IT HAS TAKEN 18 years, but the
Virginia Forensic Science Board
has managed to sort through 530,000 old cases from between 1973 and 1988 in which investigators collected biological evidence in anticipation of the development of DNA testing technology.
That the investigators saved that evidence was both fortuitous and prophetic. Last week, the Virginia State Crime Commission announced the names of 13 individuals who had been wrongly convicted and had served time (a total of about 150 years among them) for crimes they didn’t commit.
One of the men didn’t live to hear the news that he’d been cleared. His case had been dismissed on a technicality, but his family said he lived under a cloud of suspicion even though he was innocent.
Some of these names may look familiar as the DNA testing that took place over the years proved their innocence and their stories were reported in the news:
Marvin Lamont Anderson, Bennett Barbour, Victor Anthony Burnette, Calvin Cunningham, Willie Neville Davidson, Garry Diamond, Thomas Haynesworth, Curtis Jasper Moore (deceased), Julius Earl Ruffin, Winston Scott, Philip Leon Thurman, Roy Watford III and Arthur Lee Whitfield.
This saga gives credence to the adage that “the wheels of justice turn slowly,” but it also shows that they do turn and may eventually reach a just conclusion. It also demonstrates that perseverance pays off, particularly when the task at hand is incredibly daunting—and important.
One name that isn’t on the list is Earl Washington Jr., whose case established the importance of the backlog DNA testing and also spurred changes in Virginia law. Washington was convicted in 1984 of a 1982 rape and murder in Culpeper. Attention focused on the intellectually disabled Washington, whose condition caused him to tell authority figures, in this case the police, what they wanted to hear. What they heard was his coerced confession to the crime.
He tried to recant and pleaded not guilty, but was convicted and sentenced to death. Days before his scheduled execution in September 1985, Washington’s story was shared—by another death row inmate—with lawyers who won him a stay of execution.
Still in prison eight years later, DNA testing excluded Washington as a suspect, but the three-week deadline on introducing post-conviction evidence, imposed by Virginia’s infamous 21-day rule, had long passed.

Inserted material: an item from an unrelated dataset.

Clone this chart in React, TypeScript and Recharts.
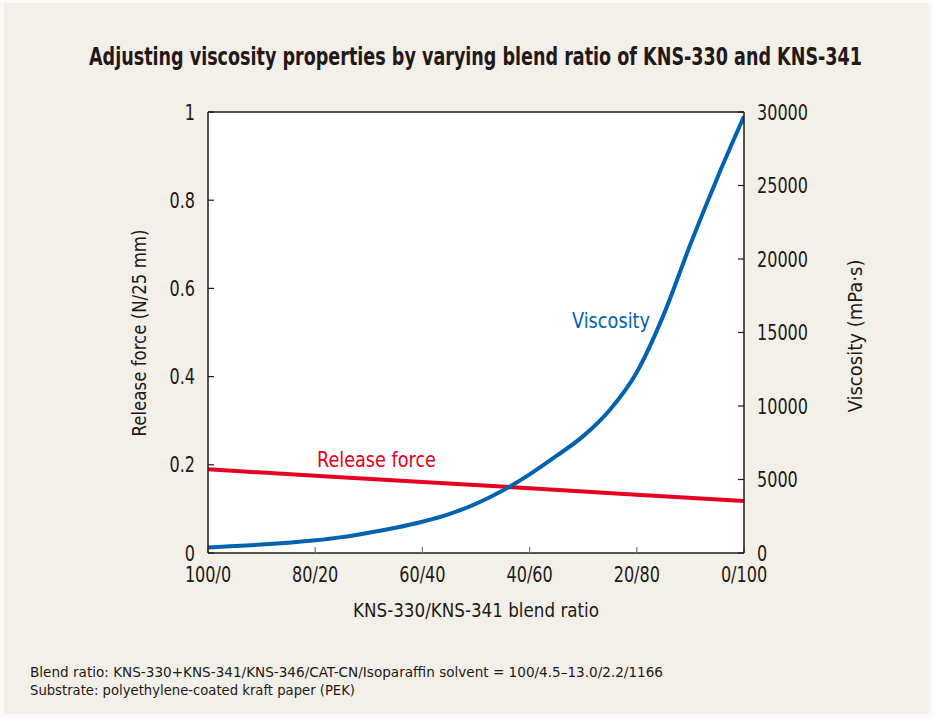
import React from "react";
import { LineChart, Line, XAxis, YAxis, CartesianGrid, ReferenceLine } from "recharts";

const blendX = [0, 5, 10, 15, 20, 25, 30, 35, 40, 45, 50, 55, 60, 65, 70, 75, 80, 85, 90, 95, 100];
const viscosity = [380, 470, 570, 700, 860, 1080, 1380, 1720, 2130, 2650, 3350, 4250, 5350, 6600, 7950, 9750, 12300, 16200, 21000, 25500, 29700];

const forceX = [0, 20, 40, 60, 80, 100];
const releaseForce = [0.19, 0.175, 0.161, 0.147, 0.132, 0.118];

const xTicks = [0, 20, 40, 60, 80, 100];
const xTickLabels = ["100/0", "80/20", "60/40", "40/60", "20/80", "0/100"];
const leftTicks = [0, 0.2, 0.4, 0.6, 0.8, 1];
const leftTickLabels = ["0", "0.2", "0.4", "0.6", "0.8", "1"];
const rightTicks = [0, 5000, 10000, 15000, 20000, 25000, 30000];

const title = "Adjusting viscosity properties by varying blend ratio of KNS-330 and KNS-341";
const xTitle = "KNS-330/KNS-341 blend ratio";
const leftTitle = "Release force (N/25 mm)";
const rightTitle = "Viscosity (mPa·s)";
const notes = [
  "Blend ratio: KNS-330+KNS-341/KNS-346/CAT-CN/Isoparaffin solvent = 100/4.5–13.0/2.2/1166",
  "Substrate: polyethylene-coated kraft paper (PEK)",
];

const viscData = blendX.map((x, i) => ({ x, v: viscosity[i] }));
const forceData = forceX.map((x, i) => ({ x, f: releaseForce[i] }));

const FONT = "'DejaVu Sans Condensed', 'Liberation Sans Narrow', sans-serif";
const INK = "#231815";
const BLUE = "#0062b0";
const RED = "#e60021";
const TICK_FS = 20.5;
const TICK_SX = 0.87;

function makeTick(kind: "x" | "left" | "right") {
  return function Tick(props: any) {
    const { x, y, payload } = props;
    const v = payload?.value;
    let label = String(v);
    let anchor: "start" | "middle" | "end" = "middle";
    let by = y;
    if (kind === "x") {
      label = xTickLabels[xTicks.indexOf(v)] ?? label;
      anchor = "middle";
      by = y;
    } else if (kind === "left") {
      label = leftTickLabels[leftTicks.indexOf(v)] ?? label;
      anchor = "end";
      by = y + 7.5;
    } else {
      anchor = "start";
      by = y + 7.5;
    }
    return (
      <text
        transform={`translate(${x},${by}) scale(${TICK_SX},1)`}
        x={0}
        y={0}
        textAnchor={anchor}
        fill={INK}
        fontSize={TICK_FS}
        fontFamily={FONT}
      >
        {label}
      </text>
    );
  };
}

const XTick = makeTick("x");
const LTick = makeTick("left");
const RTick = makeTick("right");

export default function App() {
  return (
    <div
      style={{
        position: "absolute",
        left: 0,
        top: 0,
        width: 933,
        height: 718,
        background: "#fbfaf7",
        overflow: "hidden",
      }}
    >
      <div
        style={{
          position: "absolute",
          left: 4,
          top: 3,
          width: 925,
          height: 711,
          background: "#f3f0e9",
        }}
      />
      <div style={{ position: "absolute", left: 0, top: 0 }}>
        <LineChart
          width={933}
          height={718}
          margin={{ top: 112, right: 129, bottom: 135, left: 148 }}
        >
          <CartesianGrid fill="#ffffff" horizontal={false} vertical={false} yAxisId="left" />
          <XAxis
            dataKey="x"
            type="number"
            domain={[0, 100]}
            ticks={xTicks}
            height={30}
            tickSize={-6}
            tickMargin={35}
            tick={<XTick />}
            axisLine={{ stroke: INK, strokeWidth: 1.5 }}
            tickLine={{ stroke: "#777", strokeWidth: 1.2 }}
            allowDataOverflow
          />
          <YAxis
            yAxisId="left"
            orientation="left"
            type="number"
            domain={[0, 1]}
            ticks={leftTicks}
            width={60}
            tickSize={-6}
            tickMargin={19}
            tick={<LTick />}
            axisLine={{ stroke: INK, strokeWidth: 1.5 }}
            tickLine={{ stroke: INK, strokeWidth: 1.2 }}
          />
          <YAxis
            yAxisId="right"
            orientation="right"
            type="number"
            domain={[0, 30000]}
            ticks={rightTicks}
            width={60}
            tickSize={-6}
            tickMargin={19}
            tick={<RTick />}
            axisLine={{ stroke: INK, strokeWidth: 1.5 }}
            tickLine={{ stroke: INK, strokeWidth: 1.2 }}
          />
          <ReferenceLine yAxisId="left" y={1} stroke={INK} strokeWidth={1.5} />
          <Line
            yAxisId="left"
            data={forceData}
            dataKey="f"
            type="linear"
            stroke={RED}
            strokeWidth={4}
            dot={false}
            isAnimationActive={false}
          />
          <Line
            yAxisId="right"
            data={viscData}
            dataKey="v"
            type="monotone"
            stroke={BLUE}
            strokeWidth={4}
            dot={false}
            isAnimationActive={false}
          />
        </LineChart>
      </div>

      <svg
        width={933}
        height={718}
        style={{ position: "absolute", left: 0, top: 0, pointerEvents: "none" }}
        fontFamily={FONT}
      >
        <text x={475.5} y={65} textAnchor="middle" fontSize={24} fontWeight="bold" fill={INK}
          textLength={773} lengthAdjust="spacingAndGlyphs">{title}</text>
        <text x={476} y={617} textAnchor="middle" fontSize={20} fill={INK}
          textLength={246} lengthAdjust="spacingAndGlyphs">{xTitle}</text>
        <text transform="translate(146,333) rotate(-90)" x={0} y={0} textAnchor="middle" fontSize={19} fill={INK}
          textLength={207} lengthAdjust="spacingAndGlyphs">{leftTitle}</text>
        <text transform="translate(862,336) rotate(-90)" x={0} y={0} textAnchor="middle" fontSize={19} fill={INK}
          textLength={153} lengthAdjust="spacingAndGlyphs">{rightTitle}</text>
        <text x={611} y={328} textAnchor="middle" fontSize={22} fill={BLUE}
          textLength={78} lengthAdjust="spacingAndGlyphs">Viscosity</text>
        <text x={376.5} y={467} textAnchor="middle" fontSize={22} fill={RED}
          textLength={119} lengthAdjust="spacingAndGlyphs">Release force</text>
        <text x={30} y={677} fontSize={14.5} fill={INK}
          textLength={633} lengthAdjust="spacingAndGlyphs">{notes[0]}</text>
        <text x={30} y={695} fontSize={14.5} fill={INK}
          textLength={325} lengthAdjust="spacingAndGlyphs">{notes[1]}</text>
      </svg>
    </div>
  );
}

In 2001, after serving 16 years, Washington was pardoned by then-Gov. Jim Gilmore and finally released.
It was also in 2001 that the old 530,000 evidence-preserved cases were discovered, and samples tested by 2004 would eventually lead to the exoneration of six of the men named above, according to the Crime Commission report. Meanwhile, as a direct result of the Earl Washington case, the General Assembly revised the 21-day rule to allow the introduction of biological evidence.

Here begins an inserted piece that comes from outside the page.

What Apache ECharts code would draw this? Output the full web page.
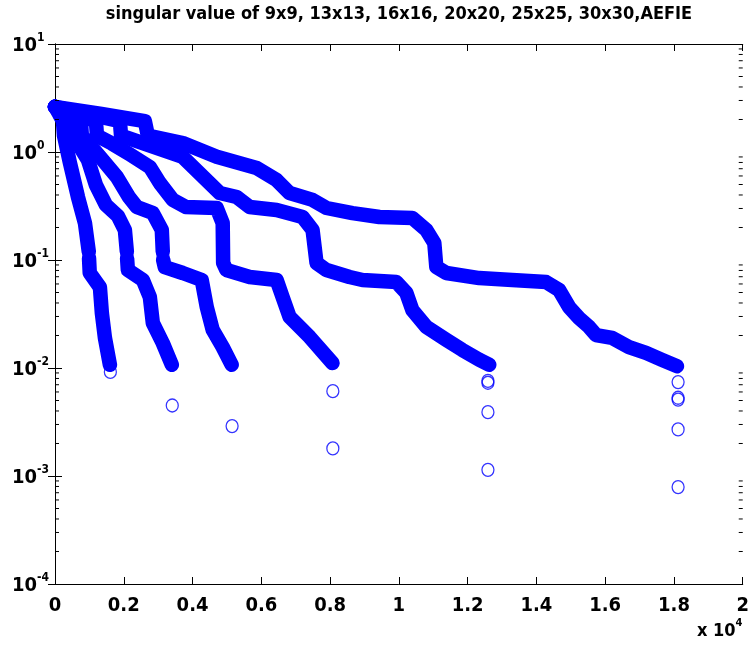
<!DOCTYPE html>
<html>
<head>
<meta charset="utf-8">
<script src="https://cdn.jsdelivr.net/npm/echarts@6/dist/echarts.min.js"></script>
<style>
  html, body { margin: 0; padding: 0; background: #fff; }
  #chart { width: 752px; height: 652px; }
</style>
</head>
<body>
<div id="chart"></div>
<script>
// Singular values (index, value) of the AEFIE matrix for each mesh size.
// A null value marks a short break in the dense run of values.
const sv9x9 = [[0,2.62],[120,2.25],[232,1.93],[261,1.42],[435,0.79],[668,0.383],[871,0.22],[982,0.12],[986,null],[990,0.103],[1010,0.076],[1306,0.056],[1364,0.032],[1452,0.019],[1597,0.0107]];
const sv13x13 = [[0,2.62],[250,2.25],[494,1.93],[520,1.42],[958,0.843],[1190,0.495],[1481,0.323],[1829,0.2555],[2032,0.19],[2089,0.12],[2093,null],[2097,0.103],[2119,0.0807],[2555,0.0653],[2758,0.0454],[2845,0.0261],[3135,0.017],[3397,0.0107]];
const sv16x16 = [[0,2.62],[380,2.25],[755,1.93],[780,1.42],[1250,0.95],[1800,0.587],[2150,0.383],[2380,0.31],[2845,0.272],[3106,0.19],[3134,0.12],[3140,null],[3146,0.1],[3193,0.0861],[3716,0.0758],[4267,0.0653],[4413,0.0367],[4587,0.0225],[4877,0.0156],[5138,0.0107]];
const sv20x20 = [[0,2.62],[600,2.25],[1190,1.93],[1220,1.42],[1650,1.2],[2177,0.95],[2758,0.726],[3048,0.516],[3426,0.36],[3800,0.31],[4703,0.303],[4877,0.22],[4890,0.0938],[4985,0.0807],[5661,0.0696],[6445,0.0653],[6619,0.0454],[6822,0.0297],[7403,0.0194],[8070,0.0111]];
const sv25x25 = [[0,2.62],[940,2.25],[1887,1.93],[1920,1.42],[3716,0.9],[4790,0.417],[5283,0.383],[5661,0.31],[6445,0.29],[7199,0.25],[7490,0.19],[7606,0.0938],[7896,0.0807],[8564,0.0696],[8941,0.0653],[9928,0.0625],[10218,0.0495],[10393,0.0344],[10799,0.024],[11380,0.0182],[11844,0.0147],[12338,0.0119],[12628,0.0107]];
const sv30x30 = [[0,2.62],[1350,2.25],[2613,1.93],[2700,1.42],[3716,1.21],[4703,0.905],[5864,0.71],[6445,0.55],[6822,0.417],[7490,0.36],[7896,0.303],[8651,0.272],[9435,0.25],[10393,0.245],[10799,0.19],[11031,0.1436],[11089,0.0861],[11380,0.0758],[12338,0.068],[13296,0.0653],[14283,0.0625],[14660,0.0527],[14950,0.0367],[15241,0.029],[15531,0.024],[15734,0.0202],[16199,0.019],[16692,0.0156],[17187,0.0138],[17651,0.0119],[18086,0.0104]];

// Isolated values: the one inside each break, and the smallest ones below the band.
const tail9x9 = [[986,0.111],[1610,0.0092]];
const tail13x13 = [[2093,0.111],[3410,0.0045]];
const tail16x16 = [[3140,0.109],[5150,0.0029]];
const tail20x20 = [[8080,0.0061],[8080,0.0018]];
const tail25x25 = [[12590,0.0076],[12590,0.0073],[12590,0.0039],[12590,0.00114]];
const tail30x30 = [[18120,0.0074],[18120,0.0053],[18120,0.0051],[18120,0.0027],[18120,0.00079]];

// Axis ticks
const xTicks = [0, 2000, 4000, 6000, 8000, 10000, 12000, 14000, 16000, 18000, 20000];
const yMinorTicks = [];
for (let e = -4; e < 1; e++) {
  for (let m = 2; m <= 9; m++) yMinorTicks.push([0, m * Math.pow(10, e)]);
}

const TITLE = 'singular value of 9x9, 13x13, 16x16, 20x20, 25x25, 30x30,AEFIE';
const BLUE = '#0000ff';
const FONT = '"DejaVu Sans Condensed", "Liberation Sans", sans-serif';

const bands = [sv9x9, sv13x13, sv16x16, sv20x20, sv25x25, sv30x30];
const tails = [tail9x9, tail13x13, tail16x16, tail20x20, tail25x25, tail30x30];

const series = [];
bands.forEach(function (d) {
  series.push({
    type: 'line', data: d, showSymbol: false, silent: true, connectNulls: false,
    lineStyle: { color: BLUE, width: 14.5, cap: 'round', join: 'round' },
    z: 3
  });
});
tails.forEach(function (d) {
  series.push({
    type: 'scatter', data: d, symbol: 'circle', symbolSize: [12, 13], silent: true,
    itemStyle: { color: 'rgba(0,0,0,0)', borderColor: BLUE, borderWidth: 1.3 },
    z: 4
  });
});
// log minor ticks drawn inside the left and right frame
series.push({
  type: 'custom', data: yMinorTicks, silent: true, clip: false, z: 5,
  renderItem: function (params, api) {
    const v = api.value(1);
    const l = api.coord([xTicks[0], v]);
    const r = api.coord([xTicks[xTicks.length - 1], v]);
    return {
      type: 'group',
      children: [
        { type: 'line', shape: { x1: l[0], y1: l[1], x2: l[0] + 4, y2: l[1] }, style: { stroke: '#000', lineWidth: 1 } },
        { type: 'line', shape: { x1: r[0] - 4, y1: r[1], x2: r[0], y2: r[1] }, style: { stroke: '#000', lineWidth: 1 } }
      ]
    };
  }
});

const expLabel = function (v) {
  const e = Math.round(Math.log10(v));
  return '{b|10}{e|' + e + '}';
};
const expRich = {
  b: { fontFamily: FONT, fontWeight: 'bold', fontSize: 20, color: '#000', lineHeight: 24, verticalAlign: 'bottom' },
  e: { fontFamily: FONT, fontWeight: 'bold', fontSize: 12, color: '#000', lineHeight: 12, verticalAlign: 'top' }
};

const axisLineStyle = { show: true, lineStyle: { color: '#000', width: 1 } };

const chart = echarts.init(document.getElementById('chart'), null, { renderer: 'canvas' });
chart.setOption({
  animation: false,
  backgroundColor: '#fff',
  grid: { left: 55, right: 8, top: 44, bottom: 68, show: false },
  xAxis: [{
    type: 'value', min: 0, max: 20000, interval: 2000, position: 'bottom',
    axisLine: axisLineStyle,
    axisTick: { show: true, inside: true, length: 7, lineStyle: { color: '#000' } },
    splitLine: { show: false },
    axisLabel: {
      margin: 12, fontFamily: FONT, fontWeight: 'bold', fontSize: 20, color: '#000',
      formatter: function (v) { return String(v / 10000); }
    }
  }, {
    type: 'value', min: 0, max: 20000, interval: 2000, position: 'top',
    axisLine: axisLineStyle,
    axisTick: { show: true, inside: true, length: 7, lineStyle: { color: '#000' } },
    splitLine: { show: false }, axisLabel: { show: false }
  }],
  yAxis: [{
    type: 'log', logBase: 10, min: 1e-4, max: 10, position: 'left',
    axisLine: axisLineStyle,
    axisTick: { show: true, inside: true, length: 7, lineStyle: { color: '#000' } },
    splitLine: { show: false },
    axisLabel: { margin: 43, align: 'left', formatter: expLabel, rich: expRich }
  }, {
    type: 'log', logBase: 10, min: 1e-4, max: 10, position: 'right',
    axisLine: axisLineStyle,
    axisTick: { show: true, inside: true, length: 7, lineStyle: { color: '#000' } },
    splitLine: { show: false }, axisLabel: { show: false }
  }],
  graphic: [{
    // title centred over the plot box
    type: 'text', x: 399, y: 5,
    style: {
      text: TITLE, align: 'center', verticalAlign: 'top',
      font: 'bold 18px ' + FONT, fill: '#000'
    }
  }, {
    type: 'text', left: 697, top: 618,
    style: {
      text: '{b|x 10}{e|4}',
      rich: {
        b: { fontFamily: FONT, fontWeight: 'bold', fontSize: 18, fill: '#000', lineHeight: 22, verticalAlign: 'bottom' },
        e: { fontFamily: FONT, fontWeight: 'bold', fontSize: 11, fill: '#000', lineHeight: 11, verticalAlign: 'top' }
      }
    }
  }],
  series: series
});
</script>
</body>
</html>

Justice done late is better than justice done never. But nothing brings back the decades lost to unjust incarceration, not even large monetary awards. Washington received at least $1 million and reportedly as much as $2 million from the Commonwealth of Virginia for his wrongful conviction.
In a situation that rings similar to thousands of backlogged rape kits that the state has spent years testing and cataloging, notifying individuals whose case files included the old DNA samples and whose convictions were deemed worthy of review proved extraordinarily difficult and time-consuming. Some of those cases were 45 years old.
As the process wound down, those who remained incarcerated in Virginia were relatively easy to find. But over the years, others who completed their sentences may have moved out of state, left the country, changed their names, or died. Date-of-birth or Social Security information proved difficult or impossible to find. And how do you begin to locate that particular John Smith?
As crime commission staff member Christina Barnes Arrington said, this project has changed the lives of the 12 living former convicts and the 13 families involved. All were convicted of sex offenses and all but two were convicted based on mistaken witness identification. Until they were cleared, all were subject to inclusion on the state’s sexual offender registry.
In some cases, the actual perpetrator of the crime was identified thanks to these DNA database additions, and new leads in cold cases were generated.
Those involved in this long and challenging project should be commended for seeing it through. There’s no justice in doing time for a crime one didn’t commit.